Quant aux personnages secondaires, ils n'apportent rien à l'intrigue. L'un des héros, Kaden, fait sortir de prison son vieux maître Rampuri Tan, mais ce dernier passe ses quelques pages de liberté à faire un caca nerveux, avant de se faire liquider promptement et piteusement. Kiel, l'autre survivant de la race antique des Csestriim, disparait quasiment de l'intrigue. Et quand il y apparait, sa présence ne sert presque à rien. Tout est comme si Staveley n'avait jamais ficelé son intrigue, qu'il y avait introduit plusieurs personnages, sans être clair à l'avance sur leur part dans l'histoire.

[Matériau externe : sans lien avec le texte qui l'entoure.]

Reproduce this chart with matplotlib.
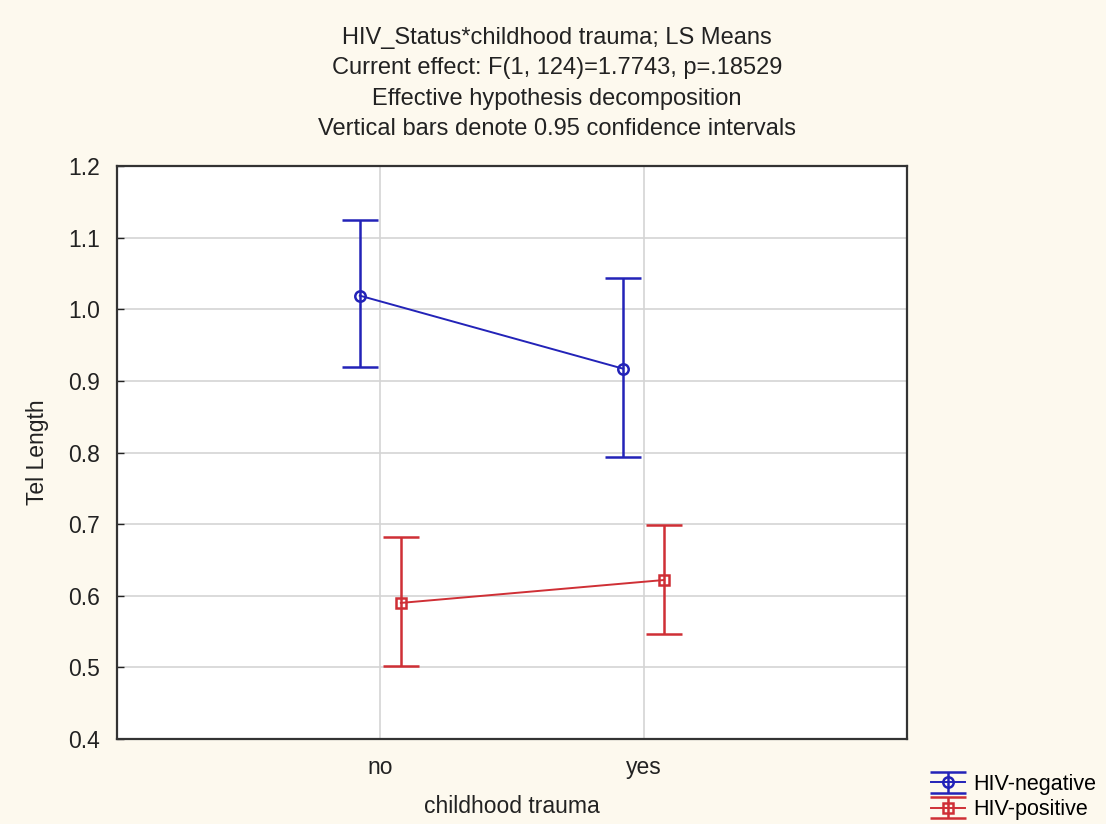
import numpy as np
import matplotlib.pyplot as plt

# data
categories = ['no', 'yes']
groups = ['HIV-negative', 'HIV-positive']
neg_mean = [1.019, 0.917]
neg_lo = [0.920, 0.794]
neg_hi = [1.125, 1.043]
pos_mean = [0.590, 0.622]
pos_lo = [0.502, 0.546]
pos_hi = [0.682, 0.699]
yticks = [0.4, 0.5, 0.6, 0.7, 0.8, 0.9, 1.0, 1.1, 1.2]

title_lines = ['HIV_Status*childhood trauma; LS Means',
               'Current effect: F(1, 124)=1.7743, p=.18529',
               'Effective hypothesis decomposition',
               'Vertical bars denote 0.95 confidence intervals']

bg = '#fdf9ee'
blue = '#2323b8'
red = '#cf2f35'
txt = '#222222'
fs = 16.5

plt.rcParams['font.family'] = ['Liberation Sans', 'DejaVu Sans']

fig = plt.figure(figsize=(11.06, 8.24), dpi=100, facecolor=bg)
ax = fig.add_axes([117 / 1106, 1 - 739 / 824, 790 / 1106, 573 / 824])
ax.set_facecolor('white')

x = np.arange(len(categories))
off = 0.078

m = np.array(neg_mean)
err = [m - np.array(neg_lo), np.array(neg_hi) - m]
ax.errorbar(x - off, m, yerr=err, color=blue, lw=1.4, marker='o', ms=7.5,
            mfc='none', mew=1.8, capsize=13, capthick=1.8, elinewidth=1.8,
            label=groups[0], zorder=3)

m = np.array(pos_mean)
err = [m - np.array(pos_lo), np.array(pos_hi) - m]
ax.errorbar(x + off, m, yerr=err, color=red, lw=1.4, marker='s', ms=7.5,
            mfc='none', mew=1.8, capsize=13, capthick=1.8, elinewidth=1.8,
            label=groups[1], zorder=3)

ax.set_xlim(-1, 2)
ax.set_ylim(0.4, 1.2)
ax.set_xticks(x)
ax.set_xticklabels(categories)
ax.set_yticks(yticks)
ax.set_yticklabels(['%.1f' % v for v in yticks])
ax.grid(True, color='#d4d4d4', lw=1.2)
ax.set_axisbelow(True)
ax.tick_params(axis='both', labelsize=fs, colors=txt, length=5,
               direction='in', width=1, pad=12)
ax.tick_params(axis='x', length=0, pad=12)
for s in ax.spines.values():
    s.set_color('#333333')
    s.set_linewidth(1.6)

ax.set_xlabel('childhood trauma', fontsize=fs, color=txt, labelpad=12)
ax.set_ylabel('Tel Length', fontsize=fs, color=txt, labelpad=14)

for i, line in enumerate(title_lines):
    fig.text(557 / 1106, 1 - (38 + 30.3 * i) / 824, line, ha='center',
             va='center', fontsize=17, color=txt)

leg = fig.legend(loc='lower left', bbox_to_anchor=(918 / 1106, -0.011),
                 frameon=False, fontsize=15.5, handlelength=1.6,
                 handletextpad=0.35, labelspacing=0.2, borderpad=0.1)

fig.savefig('out.png', dpi=100, facecolor=bg)
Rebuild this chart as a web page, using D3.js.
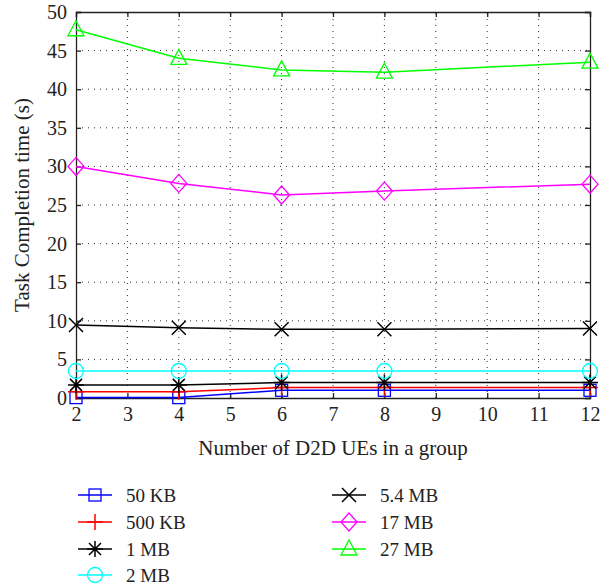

A l'origine, l'arrière-plan politique laissait place à quelques espoirs sur le sérieux de la trilogie, mais ceux-ci sont sévèrement douchés. Staveley, c'est de la nigauderie à la Trump en fait. La République mise en place par Kaden devient vite un repaire d'opportunistes incapables de prendre une décision. La solution est donc le retour de l'Empire, et le despotisme (mal) éclairé d'Adare, seule personne en mesure de prendre les décisions énergiques qui s'imposent. Bonjour les fachos.

Par ailleurs, la manière dont cette dernière prend le pouvoir est incompréhensible, compte-tenu de l'accueil hostile que lui réserve la population, à son retour dans la capitale. Elle s'acoquine avec des fanatiques et les voyous des bas-fonds, et hop, la voilà cheffe de guerre, et elle est intronisée "grand empereur" (elle porte le titre masculin) en fin de livre. C'est un peu court, et c'est idéologiquement problématique.

Il ne reste de The Last Mortal Bond, et de The Unhewn Throne plus globalement, qu'un vague motif d'intérêt : son thème, sa problématique, une longue réflexion sur ce qui définit la nature humaine. Est-ce l'intelligence, est-ce la rationalité, celle qui caractérise les Csestriim ? Ou sont-ce ces émotions qui nous asservissent, sont-ce les joies et les peines qui nous aveuglent et qui nous enchainent, mais qui rendent nos existences dignes d'être vécues ? Telle est la grande question qui taraude Kaden, celui qui devait succéder à l'empereur, le plus mystique de la fratrie. Telle est ce qu'il doit déterminer pendant sa propre traversée du désert.

A part cela, circulez, il n'y a pas grand-chose à voir dans ce livre pas franchement fameux. Dommage qu'il ait fallu se coltiner 900 pages supplémentaires pour pouvoir le confirmer pleinement. Mais au moins, on s'est fait mal pour vous.